**What is required**
Your output is the lines from the first one to the one containing "b2 = ax.bar(x", repeated exactly, with images left out.

--- Provided data ---

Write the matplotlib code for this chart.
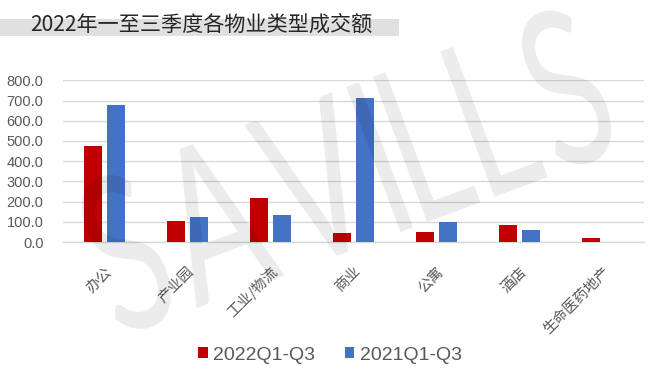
import matplotlib
matplotlib.use("Agg")
import matplotlib.pyplot as plt
from matplotlib.patches import Rectangle, PathPatch
from matplotlib.textpath import TextPath
from matplotlib.font_manager import FontProperties
from matplotlib.transforms import Affine2D
from matplotlib.path import Path
import numpy as np

categories = ["办公", "产业园", "工业/物流", "商业", "公寓", "酒店", "生命医药地产"]
series_names = ["2022Q1-Q3", "2021Q1-Q3"]
values_2022 = [477, 105, 219, 43, 51, 84, 18]
values_2021 = [678, 122, 135, 714, 97, 59, 0]
yticks = [0, 100, 200, 300, 400, 500, 600, 700, 800]
title = "2022年一至三季度各物业类型成交额"
watermark = "SAVILLS"

RED = "#C00000"
BLUE = "#4472C4"
GRAY_TXT = "#595959"
CJK = ["Noto Sans CJK SC", "DejaVu Sans"]
NUM = ["Liberation Sans", "DejaVu Sans"]

W, H = 656, 375
fig = plt.figure(figsize=(W / 100, H / 100), dpi=100)
fig.patch.set_facecolor("white")

# title band
fig.add_artist(Rectangle((0, 1 - 35.7 / H), 399 / W, 16.4 / H, transform=fig.transFigure,
                         facecolor="#e0e0e0", edgecolor="none", zorder=0))
fig.text(30 / W, 1 - 31 / H, title, family=CJK, fontsize=15.2, color="#262626",
         ha="left", va="baseline", zorder=2)

ax = fig.add_axes([63 / W, 1 - 242 / H, (644 - 63) / W, (242 - 80.3) / H])
ax.set_facecolor("none")
x = np.arange(len(categories))
bw = 0.217
off = 0.141
b1 = ax.bar(x - off, values_2022, bw, color=RED, label=series_names[0], zorder=3)
b2 = ax.bar(x + off, values_2021, bw, color=BLUE, label=series_names[1], zorder=3)

ax.set_xlim(-0.5, len(categories) - 0.5)
ax.set_ylim(0, 800)
ax.set_yticks(yticks)
ax.set_yticklabels([f"{v:.1f}" for v in yticks], family=NUM, fontsize=10.5, color=GRAY_TXT)
ax.yaxis.grid(True, color="#d9d9d9", linewidth=1.0, zorder=0)
ax.set_axisbelow(True)
for s in ["top", "right", "left"]:
    ax.spines[s].set_visible(False)
ax.spines["bottom"].set_color("#d9d9d9")
ax.spines["bottom"].set_linewidth(1.0)
ax.spines["bottom"].set_zorder(1)
ax.tick_params(axis="y", length=0, pad=14)
ax.tick_params(axis="x", length=0, pad=16)
ax.set_xticks(x)
ax.set_xticklabels(categories, family=CJK, fontsize=10.5, color=GRAY_TXT,
                   rotation=45, ha="right", rotation_mode="anchor")

# legend
leg = fig.legend(handles=[b1, b2], labels=series_names, loc="center",
                 bbox_to_anchor=(330 / W, 1 - 355 / H), ncol=2, frameon=False,
                 prop={"family": NUM, "size": 14}, handlelength=0.5, handleheight=0.5,
                 handletextpad=0.3, columnspacing=1.5)
for t in leg.get_texts():
    t.set_color(GRAY_TXT)

# watermark: letters laid out one by one with extra tracking, then rotated
fp = FontProperties(family=["Lato", "DejaVu Sans"], weight="normal")
cap = TextPath((0, 0), "L", size=100, prop=fp).get_extents().height
target_cap = 155.0
target_width = 535.0
gap = 15.0
sy = target_cap / cap
glyphs = [TextPath((0, 0), ch, size=100, prop=fp) for ch in watermark]
ink = [g.get_extents() for g in glyphs]
sx = (target_width - gap * (len(glyphs) - 1)) / sum(b.width for b in ink)
paths = []
pos = 0.0
for g, b in zip(glyphs, ink):
    t = Affine2D().translate(-b.x0, 0).scale(sx, sy).translate(pos, 0)
    paths.append(t.transform_path(g))
    pos += b.width * sx + gap
word = Path.make_compound_path(*paths)
cx, cy = 345, H - 170
tr = (Affine2D().translate(-pos / 2 + gap / 2, -target_cap / 2)
      .rotate_deg(20.5).translate(cx, cy))
wm = PathPatch(tr.transform_path(word), facecolor="black", edgecolor="none", alpha=0.075,
               transform=Affine2D(), zorder=10)
fig.add_artist(wm)

fig.savefig("out.png", dpi=100, facecolor="white")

---

**Exercise result**
Write the matplotlib code for this chart.
import matplotlib
matplotlib.use("Agg")
import matplotlib.pyplot as plt
from matplotlib.patches import Rectangle, PathPatch
from matplotlib.textpath import TextPath
from matplotlib.font_manager import FontProperties
from matplotlib.transforms import Affine2D
from matplotlib.path import Path
import numpy as np

categories = ["办公", "产业园", "工业/物流", "商业", "公寓", "酒店", "生命医药地产"]
series_names = ["2022Q1-Q3", "2021Q1-Q3"]
values_2022 = [477, 105, 219, 43, 51, 84, 18]
values_2021 = [678, 122, 135, 714, 97, 59, 0]
yticks = [0, 100, 200, 300, 400, 500, 600, 700, 800]
title = "2022年一至三季度各物业类型成交额"
watermark = "SAVILLS"

RED = "#C00000"
BLUE = "#4472C4"
GRAY_TXT = "#595959"
CJK = ["Noto Sans CJK SC", "DejaVu Sans"]
NUM = ["Liberation Sans", "DejaVu Sans"]

W, H = 656, 375
fig = plt.figure(figsize=(W / 100, H / 100), dpi=100)
fig.patch.set_facecolor("white")

# title band
fig.add_artist(Rectangle((0, 1 - 35.7 / H), 399 / W, 16.4 / H, transform=fig.transFigure,
                         facecolor="#e0e0e0", edgecolor="none", zorder=0))
fig.text(30 / W, 1 - 31 / H, title, family=CJK, fontsize=15.2, color="#262626",
         ha="left", va="baseline", zorder=2)

ax = fig.add_axes([63 / W, 1 - 242 / H, (644 - 63) / W, (242 - 80.3) / H])
ax.set_facecolor("none")
x = np.arange(len(categories))
bw = 0.217
off = 0.141
b1 = ax.bar(x - off, values_2022, bw, color=RED, label=series_names[0], zorder=3)
b2 = ax.bar(x + off, values_2021, bw, color=BLUE, label=series_names[1], zorder=3)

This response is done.